_Recorded information_.
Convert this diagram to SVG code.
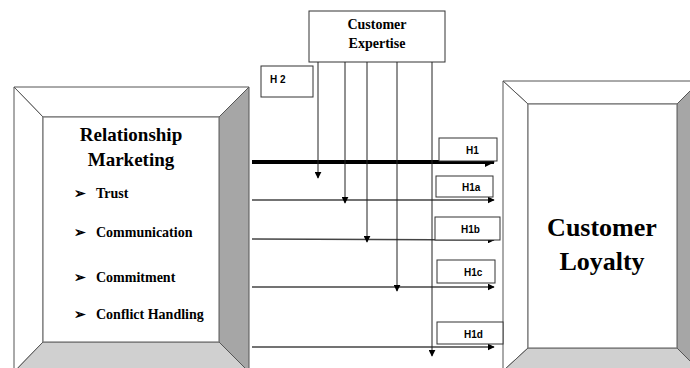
<svg xmlns="http://www.w3.org/2000/svg" width="690" height="368" viewBox="0 0 690 368">
<defs>
<style>
.face{stroke:#555;stroke-width:1}
.white{fill:#fff}
.side{fill:#a6a6a6}
.bottom{fill:#d0d0d0}
.inner{fill:#fff;stroke:#777;stroke-width:1.2}
.ser{font-family:"Liberation Serif","Times New Roman",serif;font-weight:bold;fill:#000}
.sans{font-family:"Liberation Sans",Arial,sans-serif;font-weight:bold;fill:#000;font-size:10px}
.lbl{fill:#fff;stroke:#333;stroke-width:1}
.h{stroke:#444;stroke-width:1.3;fill:none}
.v{stroke:#222;stroke-width:1;fill:none}
</style>
<marker id="ah" viewBox="0 0 10 10" refX="9" refY="5" markerWidth="7" markerHeight="7" markerUnits="userSpaceOnUse" orient="auto"><path d="M0,0 L10,5 L0,10 Z" fill="#000"/></marker>
<marker id="ahs" viewBox="0 0 10 10" refX="9" refY="5" markerWidth="2.5" markerHeight="2.5" orient="auto"><path d="M0,0 L10,5 L0,10 Z" fill="#000"/></marker>
</defs>

<g id="relationship-marketing">
<polygon class="face white" points="14,87 249,87 219,117 43,117"/>
<polygon class="face white" points="14,87 43,117 43,342 14,372"/>
<polygon class="face side" points="249,87 249,372 219,342 219,117"/>
<polygon class="face bottom" points="14,372 43,342 219,342 249,372"/>
<rect class="inner" x="43" y="117" width="176" height="225"/>
<text class="ser" x="131" y="141" font-size="19" text-anchor="middle">Relationship</text>
<text class="ser" x="131" y="166" font-size="19" text-anchor="middle">Marketing</text>
<g class="ser" font-size="14">
<text x="74" y="198">➢</text><text x="96" y="198">Trust</text>
<text x="74" y="237">➢</text><text x="96" y="237">Communication</text>
<text x="74" y="282">➢</text><text x="96" y="282">Commitment</text>
<text x="74" y="319">➢</text><text x="96" y="319">Conflict Handling</text>
</g>
</g>

<g id="customer-loyalty">
<polygon class="face white" points="503,81 700,81 677,104 528,104"/>
<polygon class="face white" points="503,81 528,104 528,348 503,371"/>
<polygon class="face side" points="700,81 700,371 677,348 677,104"/>
<polygon class="face bottom" points="503,371 528,348 677,348 700,371"/>
<rect class="inner" x="528" y="104" width="149" height="244"/>
<text class="ser" x="602" y="236" font-size="26" text-anchor="middle">Customer</text>
<text class="ser" x="602" y="270" font-size="26" text-anchor="middle">Loyalty</text>
</g>

<g id="customer-expertise">
<rect class="lbl" x="309" y="11" width="136" height="51"/>
<text class="ser" x="377" y="29" font-size="14" text-anchor="middle">Customer</text>
<text class="ser" x="377" y="48" font-size="14" text-anchor="middle">Expertise</text>
</g>

<g id="h2"><rect class="lbl" x="261" y="66" width="52" height="31"/><text class="sans" x="270" y="83">H 2</text></g>

<g id="connectors">
<line x1="252" y1="162" x2="494" y2="162" stroke="#000" stroke-width="4" marker-end="url(#ahs)"/>
<line class="h" x1="252" y1="200" x2="494" y2="200" marker-end="url(#ah)"/>
<line class="h" x1="252" y1="239" x2="494" y2="240" marker-end="url(#ah)"/>
<line class="h" x1="252" y1="287" x2="494" y2="287" marker-end="url(#ah)"/>
<line class="h" x1="252" y1="347" x2="494" y2="347" marker-end="url(#ah)"/>
<line class="v" x1="318" y1="62" x2="318" y2="178" stroke="#666" marker-end="url(#ah)"/>
<line class="v" x1="345" y1="62" x2="345" y2="203" marker-end="url(#ah)"/>
<line class="v" x1="367" y1="62" x2="367" y2="242" stroke="#555" marker-end="url(#ah)"/>
<line class="v" x1="397" y1="62" x2="397" y2="291" marker-end="url(#ah)"/>
<line class="v" x1="432" y1="62" x2="432" y2="356" marker-end="url(#ah)"/>
</g>

<g id="h1"><rect class="lbl" x="439" y="138" width="58" height="23"/><text class="sans" x="466" y="154">H1</text></g>
<g id="h1a"><rect class="lbl" x="436" y="176" width="57" height="21"/><text class="sans" x="462" y="191">H1a</text></g>
<g id="h1b"><rect class="lbl" x="435" y="217" width="65" height="23"/><text class="sans" x="461" y="233">H1b</text></g>
<g id="h1c"><rect class="lbl" x="437" y="260" width="58" height="23"/><text class="sans" x="464" y="276">H1c</text></g>
<g id="h1d"><rect class="lbl" x="437" y="322" width="66" height="22"/><text class="sans" x="464" y="338">H1d</text></g>
</svg>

_What is being asked_. The material above holds pictures; copy everything else in it exactly.

_Exercise answer_.
Convert this diagram to SVG code.
<svg xmlns="http://www.w3.org/2000/svg" width="690" height="368" viewBox="0 0 690 368">
<defs>
<style>
.face{stroke:#555;stroke-width:1}
.white{fill:#fff}
.side{fill:#a6a6a6}
.bottom{fill:#d0d0d0}
.inner{fill:#fff;stroke:#777;stroke-width:1.2}
.ser{font-family:"Liberation Serif","Times New Roman",serif;font-weight:bold;fill:#000}
.sans{font-family:"Liberation Sans",Arial,sans-serif;font-weight:bold;fill:#000;font-size:10px}
.lbl{fill:#fff;stroke:#333;stroke-width:1}
.h{stroke:#444;stroke-width:1.3;fill:none}
.v{stroke:#222;stroke-width:1;fill:none}
</style>
<marker id="ah" viewBox="0 0 10 10" refX="9" refY="5" markerWidth="7" markerHeight="7" markerUnits="userSpaceOnUse" orient="auto"><path d="M0,0 L10,5 L0,10 Z" fill="#000"/></marker>
<marker id="ahs" viewBox="0 0 10 10" refX="9" refY="5" markerWidth="2.5" markerHeight="2.5" orient="auto"><path d="M0,0 L10,5 L0,10 Z" fill="#000"/></marker>
</defs>

<g id="relationship-marketing">
<polygon class="face white" points="14,87 249,87 219,117 43,117"/>
<polygon class="face white" points="14,87 43,117 43,342 14,372"/>
<polygon class="face side" points="249,87 249,372 219,342 219,117"/>
<polygon class="face bottom" points="14,372 43,342 219,342 249,372"/>
<rect class="inner" x="43" y="117" width="176" height="225"/>
<text class="ser" x="131" y="141" font-size="19" text-anchor="middle">Relationship</text>
<text class="ser" x="131" y="166" font-size="19" text-anchor="middle">Marketing</text>
<g class="ser" font-size="14">
<text x="74" y="198">➢</text><text x="96" y="198">Trust</text>
<text x="74" y="237">➢</text><text x="96" y="237">Communication</text>
<text x="74" y="282">➢</text><text x="96" y="282">Commitment</text>
<text x="74" y="319">➢</text><text x="96" y="319">Conflict Handling</text>
</g>
</g>

<g id="customer-loyalty">
<polygon class="face white" points="503,81 700,81 677,104 528,104"/>
<polygon class="face white" points="503,81 528,104 528,348 503,371"/>
<polygon class="face side" points="700,81 700,371 677,348 677,104"/>
<polygon class="face bottom" points="503,371 528,348 677,348 700,371"/>
<rect class="inner" x="528" y="104" width="149" height="244"/>
<text class="ser" x="602" y="236" font-size="26" text-anchor="middle">Customer</text>
<text class="ser" x="602" y="270" font-size="26" text-anchor="middle">Loyalty</text>
</g>

<g id="customer-expertise">
<rect class="lbl" x="309" y="11" width="136" height="51"/>
<text class="ser" x="377" y="29" font-size="14" text-anchor="middle">Customer</text>
<text class="ser" x="377" y="48" font-size="14" text-anchor="middle">Expertise</text>
</g>

<g id="h2"><rect class="lbl" x="261" y="66" width="52" height="31"/><text class="sans" x="270" y="83">H 2</text></g>

<g id="connectors">
<line x1="252" y1="162" x2="494" y2="162" stroke="#000" stroke-width="4" marker-end="url(#ahs)"/>
<line class="h" x1="252" y1="200" x2="494" y2="200" marker-end="url(#ah)"/>
<line class="h" x1="252" y1="239" x2="494" y2="240" marker-end="url(#ah)"/>
<line class="h" x1="252" y1="287" x2="494" y2="287" marker-end="url(#ah)"/>
<line class="h" x1="252" y1="347" x2="494" y2="347" marker-end="url(#ah)"/>
<line class="v" x1="318" y1="62" x2="318" y2="178" stroke="#666" marker-end="url(#ah)"/>
<line class="v" x1="345" y1="62" x2="345" y2="203" marker-end="url(#ah)"/>
<line class="v" x1="367" y1="62" x2="367" y2="242" stroke="#555" marker-end="url(#ah)"/>
<line class="v" x1="397" y1="62" x2="397" y2="291" marker-end="url(#ah)"/>
<line class="v" x1="432" y1="62" x2="432" y2="356" marker-end="url(#ah)"/>
</g>

<g id="h1"><rect class="lbl" x="439" y="138" width="58" height="23"/><text class="sans" x="466" y="154">H1</text></g>
<g id="h1a"><rect class="lbl" x="436" y="176" width="57" height="21"/><text class="sans" x="462" y="191">H1a</text></g>
<g id="h1b"><rect class="lbl" x="435" y="217" width="65" height="23"/><text class="sans" x="461" y="233">H1b</text></g>
<g id="h1c"><rect class="lbl" x="437" y="260" width="58" height="23"/><text class="sans" x="464" y="276">H1c</text></g>
<g id="h1d"><rect class="lbl" x="437" y="322" width="66" height="22"/><text class="sans" x="464" y="338">H1d</text></g>
</svg>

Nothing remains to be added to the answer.